--- Begin ---

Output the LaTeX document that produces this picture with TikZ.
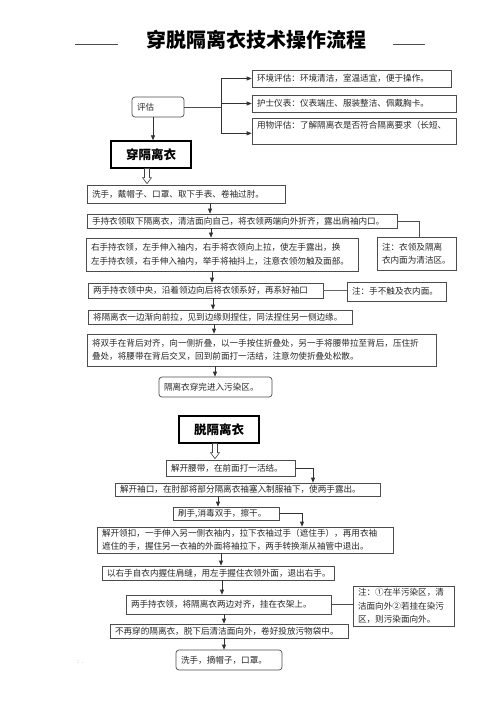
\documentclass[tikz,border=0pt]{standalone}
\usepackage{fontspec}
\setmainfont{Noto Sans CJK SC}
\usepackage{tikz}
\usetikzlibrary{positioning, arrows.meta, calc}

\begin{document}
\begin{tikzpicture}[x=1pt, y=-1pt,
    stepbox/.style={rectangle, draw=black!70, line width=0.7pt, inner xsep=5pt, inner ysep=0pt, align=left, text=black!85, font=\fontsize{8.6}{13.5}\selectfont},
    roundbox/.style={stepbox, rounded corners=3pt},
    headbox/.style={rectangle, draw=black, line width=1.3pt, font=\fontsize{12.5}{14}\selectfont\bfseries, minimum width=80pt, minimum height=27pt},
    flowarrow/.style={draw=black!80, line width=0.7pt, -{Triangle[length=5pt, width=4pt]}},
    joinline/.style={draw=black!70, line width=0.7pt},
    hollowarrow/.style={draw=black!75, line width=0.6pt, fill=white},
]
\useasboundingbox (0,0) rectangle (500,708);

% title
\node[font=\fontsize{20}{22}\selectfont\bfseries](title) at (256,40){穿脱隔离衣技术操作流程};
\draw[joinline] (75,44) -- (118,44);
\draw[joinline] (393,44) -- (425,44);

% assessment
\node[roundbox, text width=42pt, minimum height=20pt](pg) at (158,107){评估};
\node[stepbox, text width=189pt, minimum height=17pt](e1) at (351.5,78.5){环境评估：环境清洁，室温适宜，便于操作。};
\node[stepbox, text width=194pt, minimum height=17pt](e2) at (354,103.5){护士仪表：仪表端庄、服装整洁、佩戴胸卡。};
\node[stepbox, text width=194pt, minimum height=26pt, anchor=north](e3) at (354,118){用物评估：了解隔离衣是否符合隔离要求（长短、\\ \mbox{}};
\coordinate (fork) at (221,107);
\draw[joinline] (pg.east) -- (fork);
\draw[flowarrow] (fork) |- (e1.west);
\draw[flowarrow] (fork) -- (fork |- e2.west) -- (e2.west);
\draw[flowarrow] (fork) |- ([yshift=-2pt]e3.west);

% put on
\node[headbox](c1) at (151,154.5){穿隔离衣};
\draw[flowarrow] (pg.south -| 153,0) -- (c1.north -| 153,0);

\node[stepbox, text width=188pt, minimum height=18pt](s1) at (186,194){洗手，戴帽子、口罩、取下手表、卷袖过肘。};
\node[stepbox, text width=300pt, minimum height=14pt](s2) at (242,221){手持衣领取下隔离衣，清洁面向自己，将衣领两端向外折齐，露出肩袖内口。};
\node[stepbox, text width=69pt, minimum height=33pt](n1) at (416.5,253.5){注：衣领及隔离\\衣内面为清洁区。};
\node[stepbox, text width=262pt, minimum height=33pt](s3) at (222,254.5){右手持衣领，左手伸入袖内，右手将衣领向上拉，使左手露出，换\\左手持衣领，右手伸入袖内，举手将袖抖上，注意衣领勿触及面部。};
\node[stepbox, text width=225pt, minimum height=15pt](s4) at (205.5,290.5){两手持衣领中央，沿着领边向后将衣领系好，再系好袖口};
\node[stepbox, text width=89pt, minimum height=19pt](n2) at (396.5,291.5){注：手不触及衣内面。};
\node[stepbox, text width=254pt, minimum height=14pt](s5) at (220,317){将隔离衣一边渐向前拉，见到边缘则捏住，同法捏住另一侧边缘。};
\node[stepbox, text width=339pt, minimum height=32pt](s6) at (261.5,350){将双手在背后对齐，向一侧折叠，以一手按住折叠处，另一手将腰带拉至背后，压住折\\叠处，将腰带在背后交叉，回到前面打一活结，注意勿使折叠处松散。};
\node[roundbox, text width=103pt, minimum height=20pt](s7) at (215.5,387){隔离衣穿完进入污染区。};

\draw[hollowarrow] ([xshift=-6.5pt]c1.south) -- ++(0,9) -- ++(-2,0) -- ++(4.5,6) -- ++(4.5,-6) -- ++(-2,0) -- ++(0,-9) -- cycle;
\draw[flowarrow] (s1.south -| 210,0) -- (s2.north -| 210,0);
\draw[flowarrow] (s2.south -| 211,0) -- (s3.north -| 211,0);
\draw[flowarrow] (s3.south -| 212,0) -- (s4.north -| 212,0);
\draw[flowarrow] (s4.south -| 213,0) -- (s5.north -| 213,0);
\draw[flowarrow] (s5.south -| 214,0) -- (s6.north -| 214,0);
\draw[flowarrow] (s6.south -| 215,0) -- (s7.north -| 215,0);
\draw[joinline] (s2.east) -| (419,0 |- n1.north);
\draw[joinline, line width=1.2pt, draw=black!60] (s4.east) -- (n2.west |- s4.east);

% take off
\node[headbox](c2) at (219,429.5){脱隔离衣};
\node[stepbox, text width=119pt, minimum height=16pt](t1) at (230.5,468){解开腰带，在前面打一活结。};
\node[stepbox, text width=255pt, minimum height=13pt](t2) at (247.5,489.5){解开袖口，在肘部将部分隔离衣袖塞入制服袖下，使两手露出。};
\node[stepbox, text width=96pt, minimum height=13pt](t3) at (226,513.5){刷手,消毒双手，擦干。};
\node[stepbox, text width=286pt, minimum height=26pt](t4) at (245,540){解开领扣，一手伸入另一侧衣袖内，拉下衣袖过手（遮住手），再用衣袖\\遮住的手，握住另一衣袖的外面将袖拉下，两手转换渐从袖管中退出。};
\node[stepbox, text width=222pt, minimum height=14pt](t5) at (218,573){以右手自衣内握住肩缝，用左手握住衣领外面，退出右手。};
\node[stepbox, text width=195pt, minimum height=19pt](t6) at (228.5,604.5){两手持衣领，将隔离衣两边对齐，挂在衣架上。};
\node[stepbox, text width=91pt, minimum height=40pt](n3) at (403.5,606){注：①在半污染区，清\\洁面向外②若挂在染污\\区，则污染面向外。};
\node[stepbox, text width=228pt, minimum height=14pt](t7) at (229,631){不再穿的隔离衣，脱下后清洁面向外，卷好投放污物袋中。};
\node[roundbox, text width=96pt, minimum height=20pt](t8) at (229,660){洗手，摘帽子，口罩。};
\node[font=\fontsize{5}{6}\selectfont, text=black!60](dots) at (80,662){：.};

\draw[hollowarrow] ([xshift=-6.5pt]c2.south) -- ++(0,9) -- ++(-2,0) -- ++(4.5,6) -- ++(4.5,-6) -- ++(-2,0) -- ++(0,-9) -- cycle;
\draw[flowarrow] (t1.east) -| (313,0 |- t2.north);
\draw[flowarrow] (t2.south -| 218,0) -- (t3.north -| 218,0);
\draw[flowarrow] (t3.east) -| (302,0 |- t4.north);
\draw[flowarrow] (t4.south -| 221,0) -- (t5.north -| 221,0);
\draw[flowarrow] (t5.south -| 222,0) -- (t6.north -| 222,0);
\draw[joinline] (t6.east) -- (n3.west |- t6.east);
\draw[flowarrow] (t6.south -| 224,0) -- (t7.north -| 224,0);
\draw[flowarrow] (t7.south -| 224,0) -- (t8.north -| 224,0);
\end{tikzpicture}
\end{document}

--- End ---

From the top of the listing above, repeat each line exactly until you reach the line containing "(393,44) -- (425,44);", and repeat that one too. Leave the pictures out.

Answer
Output the LaTeX document that produces this picture with TikZ.
\documentclass[tikz,border=0pt]{standalone}
\usepackage{fontspec}
\setmainfont{Noto Sans CJK SC}
\usepackage{tikz}
\usetikzlibrary{positioning, arrows.meta, calc}

\begin{document}
\begin{tikzpicture}[x=1pt, y=-1pt,
    stepbox/.style={rectangle, draw=black!70, line width=0.7pt, inner xsep=5pt, inner ysep=0pt, align=left, text=black!85, font=\fontsize{8.6}{13.5}\selectfont},
    roundbox/.style={stepbox, rounded corners=3pt},
    headbox/.style={rectangle, draw=black, line width=1.3pt, font=\fontsize{12.5}{14}\selectfont\bfseries, minimum width=80pt, minimum height=27pt},
    flowarrow/.style={draw=black!80, line width=0.7pt, -{Triangle[length=5pt, width=4pt]}},
    joinline/.style={draw=black!70, line width=0.7pt},
    hollowarrow/.style={draw=black!75, line width=0.6pt, fill=white},
]
\useasboundingbox (0,0) rectangle (500,708);

% title
\node[font=\fontsize{20}{22}\selectfont\bfseries](title) at (256,40){穿脱隔离衣技术操作流程};
\draw[joinline] (75,44) -- (118,44);
\draw[joinline] (393,44) -- (425,44);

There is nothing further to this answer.